Mr. Market assigns the following values to each company:

Company A – $1.5 billion.

Company B – $2.5 billion.

Company C – $2 billion.

Which company should you buy? Company A gives you the widest margin of safety based on discount to liquidation value based intrinsic value. Company C has the highest potential. Company B is more predictable, but the discount pales next to the other two. You are not sure which one to buy so you put 33% in each.

Let’s say one year later, you performed the intrinsic value calculation again and now you are both befuddled and inspired:

Company A – Intrinsic value shrunk to $2 billion based on current liquidation value.

Company B – Intrinsic value of between $3.2 billion to $3.7 billion based on DCF with a probability weighted value of $3.45 billion

Company C – Intrinsic value now between $0 and $15 billion based on Terminal Multiple approach with a highly uncertain probability-weighted value of $3 billion

If there’s no valuation change, which is out of management’s control, Mr. Market would assign the following values to the companies one year later:

Company A – $1 billion

Company B – $2.875 billion

Company C – $0 billion  to $15 billion.

Your one year scorecard will look like this:

Company A – (-33%)

Company B – +15%

Company C – (-100%)- 650%

While you thought you were getting the widest margin of safety on Company A, the deterioration of the fundamental makes the liquidation value-based intrinsic value, and hence the margin of safety, smaller as each day passes whereas with Company B, the margin of safety becomes larger every day as time passes due to the improvement of the business fundamental. With Company C, you may lose 100% of your money or you make a multi-bagger. But you simply can’t say with confidence that the margin of safety exists when the distribution of outcome is so wide and unpredictable. How you define intrinsic value in each case, and the future pathway of the intrinsic value of each company matter enormously but they were not properly captured by the mathematical calculation.

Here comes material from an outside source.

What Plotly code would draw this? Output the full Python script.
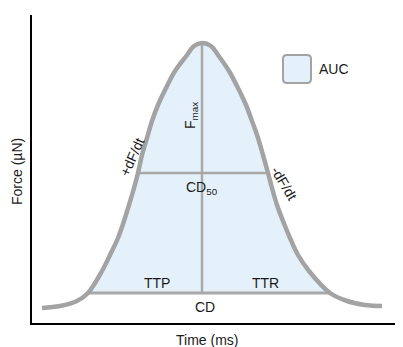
import numpy as np
import plotly.graph_objects as go

# Force-time trace (time in arbitrary ms units, force in arbitrary µN units)
time_ms = [10, 28, 45, 56, 70, 78, 86, 92, 97, 102, 106, 110, 115, 120, 126, 134, 143, 155, 162, 170,
           179, 186, 197, 206, 214, 220, 226, 231, 236, 240, 245, 251, 258, 266, 277, 298, 315, 333, 350]
force_uN = [15, 17, 22, 30, 52, 68, 85, 102, 118, 135, 150, 168, 185, 202, 218, 235, 252, 268, 277, 280,
            277, 268, 252, 235, 218, 202, 185, 168, 150, 135, 118, 102, 85, 68, 52, 30, 22, 18, 17]

cd_level = 30          # contraction-duration baseline
peak_time = 170        # time of Fmax
f_max = 280
cd50_level = 150       # half-amplitude level

X_RANGE = [0, 371]
Y_RANGE = [0, 308]

t = np.array(time_ms, float)
f = np.array(force_uN, float)
ip = int(np.argmax(f))
t_up, f_up = t[:ip + 1], f[:ip + 1]
t_dn, f_dn = t[ip:][::-1], f[ip:][::-1]

def cross(level):
    return float(np.interp(level, f_up, t_up)), float(np.interp(level, f_dn, t_dn))

cd_l, cd_r = cross(cd_level)
h_l, h_r = cross(cd50_level)

mask = f > cd_level
fill_t = [cd_l] + list(t[mask]) + [cd_r]
fill_f = [cd_level] + list(f[mask]) + [cd_level]

CURVE = "#a3a3a3"
INNER = "#a8a8a8"
FILL = "#e5f1fa"
FONT = "Liberation Sans, Arial, sans-serif"
SMOOTH = 1.0

fig = go.Figure()
fig.add_trace(go.Scatter(x=fill_t, y=fill_f, mode="lines", fill="toself",
                         fillcolor=FILL, line=dict(width=0, shape="spline", smoothing=SMOOTH),
                         hoverinfo="skip", showlegend=False))
# inner measurement lines
fig.add_trace(go.Scatter(x=[cd_l, cd_r], y=[cd_level, cd_level], mode="lines",
                         line=dict(color=INNER, width=3), showlegend=False))
fig.add_trace(go.Scatter(x=[h_l, h_r], y=[cd50_level, cd50_level], mode="lines",
                         line=dict(color=INNER, width=2.5), showlegend=False))
fig.add_trace(go.Scatter(x=[peak_time, peak_time], y=[cd_level, f_max], mode="lines",
                         line=dict(color=INNER, width=2.5), showlegend=False))
# force curve
fig.add_trace(go.Scatter(x=time_ms, y=force_uN, mode="lines",
                         line=dict(color=CURVE, width=4.5, shape="spline", smoothing=SMOOTH),
                         showlegend=False))

# AUC swatch (rounded square)
x0, x1, y0, y1, r = 251, 279, 240, 268, 4
path = (f"M{x0+r},{y0} L{x1-r},{y0} Q{x1},{y0} {x1},{y0+r} L{x1},{y1-r} Q{x1},{y1} {x1-r},{y1} "
        f"L{x0+r},{y1} Q{x0},{y1} {x0},{y1-r} L{x0},{y0+r} Q{x0},{y0} {x0+r},{y0} Z")
fig.add_shape(type="path", path=path, xref="x", yref="y",
              fillcolor=FILL, line=dict(color=CURVE, width=2))

def ann(text, x, y, angle=0, xanchor="center", size=14, paper=False):
    if paper:
        x = (x - X_RANGE[0]) / (X_RANGE[1] - X_RANGE[0])
        y = (y - Y_RANGE[0]) / (Y_RANGE[1] - Y_RANGE[0])
    fig.add_annotation(text=text, x=x, y=y,
                       xref="paper" if paper else "x", yref="paper" if paper else "y",
                       showarrow=False, textangle=angle, xanchor=xanchor, yanchor="middle",
                       font=dict(family=FONT, size=size, color="#1a1a1a"))

ann("AUC", 285, 254, xanchor="left")
ann("F<sub>max</sub>", 159, 207, angle=-90)
ann("CD<sub>50</sub>", 170, 135)
ann("+dF/dt", 100, 166, angle=-66)
ann("-dF/dt", 252, 140, angle=59)
ann("TTP", 125, 40)
ann("TTR", 233, 40)
ann("CD", 173, 16)
ann("Time (ms)", 175, -17, paper=True)
ann("Force (µN)", -15, 151, angle=-90, paper=True)

# the page body adds an 8px margin, so the figure is sized to fit the 403x347 window
fig.update_layout(
    width=395, height=339,
    margin=dict(l=24, r=0, t=7, b=24),
    paper_bgcolor="white", plot_bgcolor="white",
    xaxis=dict(range=X_RANGE, showgrid=False, zeroline=False, showticklabels=False,
               ticks="", showline=True, linecolor="black", linewidth=2.2, fixedrange=True),
    yaxis=dict(range=Y_RANGE, showgrid=False, zeroline=False, showticklabels=False,
               ticks="", showline=True, linecolor="black", linewidth=2.2, fixedrange=True),
)

fig.write_html("out.html")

Another thing that’s missing from the conventional definition of the intrinsic value is that there’s no absolute intrinsic value of a company. What you think the company is worth and how much you want to pay for it should mostly depend on your opportunity cost, not someone else’s opportunity cost. And to determine your opportunity cost is no easy task – multiple times harder than running a DCF. And every day your opportunity cost changes as the market price of your securities change. The intrinsic value of Coca-Cola (

KO, Financial) should be absolutely different for Berkshire Hathaway (BRK.B, Financial) than it is for you and me unless our opportunity cost and holding period is the same as Warren Buffett. I’d argue that for me, my discount rate is higher than Buffett's at this point because the size of Berkshire Hathaway makes his universe very limited. Therefore, Wells Fargo (WFC, Financial) and American Express (AXP, Financial) worth less to me than they are to Berkshire.

Furthermore, opportunity cost varies enormously in different part of the world. What Markel (

MKL, Financial) is worth to me should be different from what Markel is worth to, say, someone in Japan, India or Europe. As interest rates and inflation rates change, the intrinsic value of Markel changes as well. I may use 15% discount rate today but if both interest rate and inflation rate are much higher in 5 years, I will certainly use a much higher discount rate and my calculation of Markel’s intrinsic value will certainly be much lower.

My thinking is still evolving on this topic. There’s so much more about opportunity cost, intrinsic value and margin of safety that simply cannot be learned any other way than experiences. My hope is that over time, my understanding and judgment will get better.

Let me end with one of my favorite quotes:

“Not everything that counts can be counted, and not everything that can be counted counts.”